5. The Board notes that in the grounds filed in support of the application for re-establishment (filed on 5 February 1991) the professional Representative admitted that in missing the date for putting in appeal grounds, he treated this matter as one where further processing would be available (see under V above).
Thus the professional Representative confirmed that, as he had submitted in the Notice of Appeal in related case T 69/91, he had not been aware of the fact that the time limit for the filing of the Grounds of Appeal was not extensible. This was also confirmed in the oral proceedings.
6. In the Board's view, in the present case, non-observance of the time-limit for filing of the Grounds of Appeal was caused merely by lack of knowledge of the Law (here the European Patent Convention) on the part of the professional Representative. As the Disciplinary Board of Appeal already decided, "neither ignorance of the provisions applicable nor a mistake as to the resulting legal position can justify re-establishments of rights. The obligation to take "all due care required by the circumstances" means that persons engaged in proceedings before or involving the European Patent Office must acquaint themselves with the relevant procedural rules" (D 6/82, OJ 1983, 337, 341).

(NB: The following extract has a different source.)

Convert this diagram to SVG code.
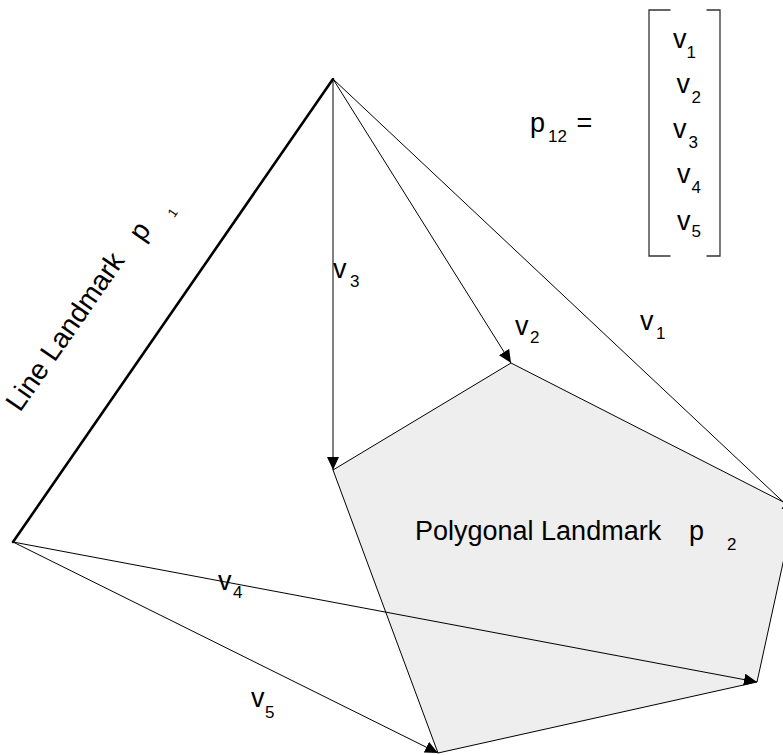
<svg xmlns="http://www.w3.org/2000/svg" width="783" height="755" viewBox="0 0 783 755">
<style>
text{font-family:"Liberation Sans",Arial,Helvetica,sans-serif;fill:#000}
.m{font-size:27px}
.s{font-size:17px}
.conn{stroke:#000;stroke-width:1;fill:none}
.br{stroke:#333;stroke-width:1.3;fill:none}
</style>
<defs>
<marker id="ah" markerUnits="userSpaceOnUse" markerWidth="14" markerHeight="12" refX="13" refY="6" orient="auto">
<path d="M0,0 L13,6 L0,12 Z" fill="#000"/>
</marker>
</defs>
<rect width="783" height="755" fill="#fff"/>
<g id="polygon-landmark">
<polygon points="333,470 511,363 795,508 757,682 438,753" fill="#eeeeee" stroke="#000" stroke-width="1"/>
<text class="m" x="415" y="540">Polygonal Landmark</text>
<text class="m" x="689" y="540">p</text>
<text class="s" x="727" y="550">2</text>
</g>
<g id="line-landmark">
<line x1="13" y1="542" x2="333" y2="79" stroke="#000" stroke-width="2.6" stroke-linecap="round"/>
<g transform="translate(20,413) rotate(-55.3)">
<text class="m" x="0" y="0" style="font-size:28px">Line Landmark</text>
<text class="m" x="210" y="4" style="font-size:28px">p</text>
<text class="s" x="248" y="16" style="font-size:13px">1</text>
</g>
</g>
<g id="connectors">
<line class="conn" x1="333" y1="79" x2="795" y2="513" marker-end="url(#ah)"/>
<line class="conn" x1="333" y1="79" x2="511" y2="363" marker-end="url(#ah)"/>
<line class="conn" x1="333" y1="79" x2="333" y2="470" marker-end="url(#ah)"/>
<line class="conn" x1="13" y1="542" x2="757" y2="682" marker-end="url(#ah)"/>
<line class="conn" x1="13" y1="542" x2="438" y2="753" marker-end="url(#ah)"/>
</g>
<g id="connector-labels">
<text class="m" x="333" y="278">v</text><text class="s" x="350" y="287">3</text>
<text class="m" x="515" y="335">v</text><text class="s" x="530" y="343">2</text>
<text class="m" x="640" y="330">v</text><text class="s" x="656" y="339">1</text>
<text class="m" x="218" y="590">v</text><text class="s" x="233" y="598">4</text>
<text class="m" x="251" y="707">v</text><text class="s" x="265" y="718">5</text>
</g>
<g id="vector-p12">
<text class="m" x="530" y="132">p</text>
<text class="s" x="548" y="142">12</text>
<text class="m" x="576.5" y="132">=</text>
<path class="br" d="M670.5,10 H649 V256 H670.5"/>
<path class="br" d="M706.5,10 H720 V256 H706.5"/>
<text class="m" x="673" y="48">v</text><text class="s" x="686.5" y="58">1</text>
<text class="m" x="676.5" y="93">v</text><text class="s" x="691.5" y="103">2</text>
<text class="m" x="673" y="138">v</text><text class="s" x="688.5" y="148">3</text>
<text class="m" x="677" y="183">v</text><text class="s" x="691.5" y="193">4</text>
<text class="m" x="677" y="230">v</text><text class="s" x="691.5" y="237">5</text>
</g>
</svg>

7. The Board is of the opinion that in the present case, the reasons given under 5 and 6 above demonstrate that the requirement of taking "all due care required by the circumstances" has not been fulfilled, and that therefore the application of re-establishment of rights must be refused.
8. Under these circumstances there is no need for the Board to consider the professional Representative's reminding system (see under VI and VIII above) and the appeal has to be rejected as inadmissible.
For these reasons, it is decided that:
1. The application for re-establishment of rights is rejected.
2. The appeal is dismissed as inadmissible.